### Data shown:
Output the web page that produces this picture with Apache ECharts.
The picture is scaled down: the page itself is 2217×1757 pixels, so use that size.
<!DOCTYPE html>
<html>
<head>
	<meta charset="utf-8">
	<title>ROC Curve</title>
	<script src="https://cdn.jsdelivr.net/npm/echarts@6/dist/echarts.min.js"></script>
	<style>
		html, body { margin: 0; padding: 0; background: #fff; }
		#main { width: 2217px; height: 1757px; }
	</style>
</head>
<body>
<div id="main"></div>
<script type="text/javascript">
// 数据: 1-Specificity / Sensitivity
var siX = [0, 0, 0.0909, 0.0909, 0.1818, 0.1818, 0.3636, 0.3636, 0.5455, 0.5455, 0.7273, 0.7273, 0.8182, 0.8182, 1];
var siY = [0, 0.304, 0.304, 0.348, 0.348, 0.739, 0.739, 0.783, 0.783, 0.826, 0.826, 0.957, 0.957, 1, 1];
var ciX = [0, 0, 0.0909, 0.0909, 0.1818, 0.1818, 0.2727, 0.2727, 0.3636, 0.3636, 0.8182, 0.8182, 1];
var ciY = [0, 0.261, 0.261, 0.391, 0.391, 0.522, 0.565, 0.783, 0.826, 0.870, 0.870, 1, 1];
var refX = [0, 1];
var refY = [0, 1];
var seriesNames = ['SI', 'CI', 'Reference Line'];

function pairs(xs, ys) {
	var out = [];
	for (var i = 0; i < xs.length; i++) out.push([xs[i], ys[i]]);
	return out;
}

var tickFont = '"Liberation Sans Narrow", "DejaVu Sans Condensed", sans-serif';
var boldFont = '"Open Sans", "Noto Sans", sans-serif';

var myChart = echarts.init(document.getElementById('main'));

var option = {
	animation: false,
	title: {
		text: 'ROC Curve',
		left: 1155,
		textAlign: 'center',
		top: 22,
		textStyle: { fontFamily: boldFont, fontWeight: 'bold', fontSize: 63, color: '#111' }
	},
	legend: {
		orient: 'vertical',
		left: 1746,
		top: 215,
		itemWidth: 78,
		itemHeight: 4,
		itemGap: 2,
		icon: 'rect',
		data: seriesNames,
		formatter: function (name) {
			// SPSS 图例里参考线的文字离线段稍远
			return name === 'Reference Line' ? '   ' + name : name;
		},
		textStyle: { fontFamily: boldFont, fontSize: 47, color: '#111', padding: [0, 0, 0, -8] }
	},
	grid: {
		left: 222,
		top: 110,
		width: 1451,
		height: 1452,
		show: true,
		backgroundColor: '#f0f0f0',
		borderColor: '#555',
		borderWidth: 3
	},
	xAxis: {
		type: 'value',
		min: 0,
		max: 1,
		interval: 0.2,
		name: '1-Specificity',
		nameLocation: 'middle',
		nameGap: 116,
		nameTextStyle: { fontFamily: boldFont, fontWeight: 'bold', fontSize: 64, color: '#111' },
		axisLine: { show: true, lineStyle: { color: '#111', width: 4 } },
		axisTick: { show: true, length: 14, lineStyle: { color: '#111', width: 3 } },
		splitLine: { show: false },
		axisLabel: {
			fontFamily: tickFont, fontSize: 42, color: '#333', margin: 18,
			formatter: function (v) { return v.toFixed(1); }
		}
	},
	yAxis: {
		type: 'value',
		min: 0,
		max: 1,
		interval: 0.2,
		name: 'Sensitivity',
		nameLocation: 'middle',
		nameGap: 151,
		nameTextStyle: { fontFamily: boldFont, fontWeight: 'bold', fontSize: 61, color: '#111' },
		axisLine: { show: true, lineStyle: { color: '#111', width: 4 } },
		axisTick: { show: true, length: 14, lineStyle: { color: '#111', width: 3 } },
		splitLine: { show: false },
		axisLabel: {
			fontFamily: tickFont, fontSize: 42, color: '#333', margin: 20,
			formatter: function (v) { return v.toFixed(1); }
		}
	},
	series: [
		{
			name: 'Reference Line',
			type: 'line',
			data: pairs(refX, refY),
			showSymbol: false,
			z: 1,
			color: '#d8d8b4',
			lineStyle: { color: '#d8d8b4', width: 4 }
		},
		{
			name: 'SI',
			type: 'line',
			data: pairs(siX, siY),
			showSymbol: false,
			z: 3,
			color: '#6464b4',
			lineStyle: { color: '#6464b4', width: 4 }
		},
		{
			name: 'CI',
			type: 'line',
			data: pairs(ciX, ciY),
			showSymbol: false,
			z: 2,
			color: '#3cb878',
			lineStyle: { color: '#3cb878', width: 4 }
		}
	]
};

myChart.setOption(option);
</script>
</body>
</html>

### Exercise:
Repeat the material in full, exactly as it stands.

### Answer to this problem:
Output the web page that produces this picture with Apache ECharts.
The picture is scaled down: the page itself is 2217×1757 pixels, so use that size.
<!DOCTYPE html>
<html>
<head>
	<meta charset="utf-8">
	<title>ROC Curve</title>
	<script src="https://cdn.jsdelivr.net/npm/echarts@6/dist/echarts.min.js"></script>
	<style>
		html, body { margin: 0; padding: 0; background: #fff; }
		#main { width: 2217px; height: 1757px; }
	</style>
</head>
<body>
<div id="main"></div>
<script type="text/javascript">
// 数据: 1-Specificity / Sensitivity
var siX = [0, 0, 0.0909, 0.0909, 0.1818, 0.1818, 0.3636, 0.3636, 0.5455, 0.5455, 0.7273, 0.7273, 0.8182, 0.8182, 1];
var siY = [0, 0.304, 0.304, 0.348, 0.348, 0.739, 0.739, 0.783, 0.783, 0.826, 0.826, 0.957, 0.957, 1, 1];
var ciX = [0, 0, 0.0909, 0.0909, 0.1818, 0.1818, 0.2727, 0.2727, 0.3636, 0.3636, 0.8182, 0.8182, 1];
var ciY = [0, 0.261, 0.261, 0.391, 0.391, 0.522, 0.565, 0.783, 0.826, 0.870, 0.870, 1, 1];
var refX = [0, 1];
var refY = [0, 1];
var seriesNames = ['SI', 'CI', 'Reference Line'];

function pairs(xs, ys) {
	var out = [];
	for (var i = 0; i < xs.length; i++) out.push([xs[i], ys[i]]);
	return out;
}

var tickFont = '"Liberation Sans Narrow", "DejaVu Sans Condensed", sans-serif';
var boldFont = '"Open Sans", "Noto Sans", sans-serif';

var myChart = echarts.init(document.getElementById('main'));

var option = {
	animation: false,
	title: {
		text: 'ROC Curve',
		left: 1155,
		textAlign: 'center',
		top: 22,
		textStyle: { fontFamily: boldFont, fontWeight: 'bold', fontSize: 63, color: '#111' }
	},
	legend: {
		orient: 'vertical',
		left: 1746,
		top: 215,
		itemWidth: 78,
		itemHeight: 4,
		itemGap: 2,
		icon: 'rect',
		data: seriesNames,
		formatter: function (name) {
			// SPSS 图例里参考线的文字离线段稍远
			return name === 'Reference Line' ? '   ' + name : name;
		},
		textStyle: { fontFamily: boldFont, fontSize: 47, color: '#111', padding: [0, 0, 0, -8] }
	},
	grid: {
		left: 222,
		top: 110,
		width: 1451,
		height: 1452,
		show: true,
		backgroundColor: '#f0f0f0',
		borderColor: '#555',
		borderWidth: 3
	},
	xAxis: {
		type: 'value',
		min: 0,
		max: 1,
		interval: 0.2,
		name: '1-Specificity',
		nameLocation: 'middle',
		nameGap: 116,
		nameTextStyle: { fontFamily: boldFont, fontWeight: 'bold', fontSize: 64, color: '#111' },
		axisLine: { show: true, lineStyle: { color: '#111', width: 4 } },
		axisTick: { show: true, length: 14, lineStyle: { color: '#111', width: 3 } },
		splitLine: { show: false },
		axisLabel: {
			fontFamily: tickFont, fontSize: 42, color: '#333', margin: 18,
			formatter: function (v) { return v.toFixed(1); }
		}
	},
	yAxis: {
		type: 'value',
		min: 0,
		max: 1,
		interval: 0.2,
		name: 'Sensitivity',
		nameLocation: 'middle',
		nameGap: 151,
		nameTextStyle: { fontFamily: boldFont, fontWeight: 'bold', fontSize: 61, color: '#111' },
		axisLine: { show: true, lineStyle: { color: '#111', width: 4 } },
		axisTick: { show: true, length: 14, lineStyle: { color: '#111', width: 3 } },
		splitLine: { show: false },
		axisLabel: {
			fontFamily: tickFont, fontSize: 42, color: '#333', margin: 20,
			formatter: function (v) { return v.toFixed(1); }
		}
	},
	series: [
		{
			name: 'Reference Line',
			type: 'line',
			data: pairs(refX, refY),
			showSymbol: false,
			z: 1,
			color: '#d8d8b4',
			lineStyle: { color: '#d8d8b4', width: 4 }
		},
		{
			name: 'SI',
			type: 'line',
			data: pairs(siX, siY),
			showSymbol: false,
			z: 3,
			color: '#6464b4',
			lineStyle: { color: '#6464b4', width: 4 }
		},
		{
			name: 'CI',
			type: 'line',
			data: pairs(ciX, ciY),
			showSymbol: false,
			z: 2,
			color: '#3cb878',
			lineStyle: { color: '#3cb878', width: 4 }
		}
	]
};

myChart.setOption(option);
</script>
</body>
</html>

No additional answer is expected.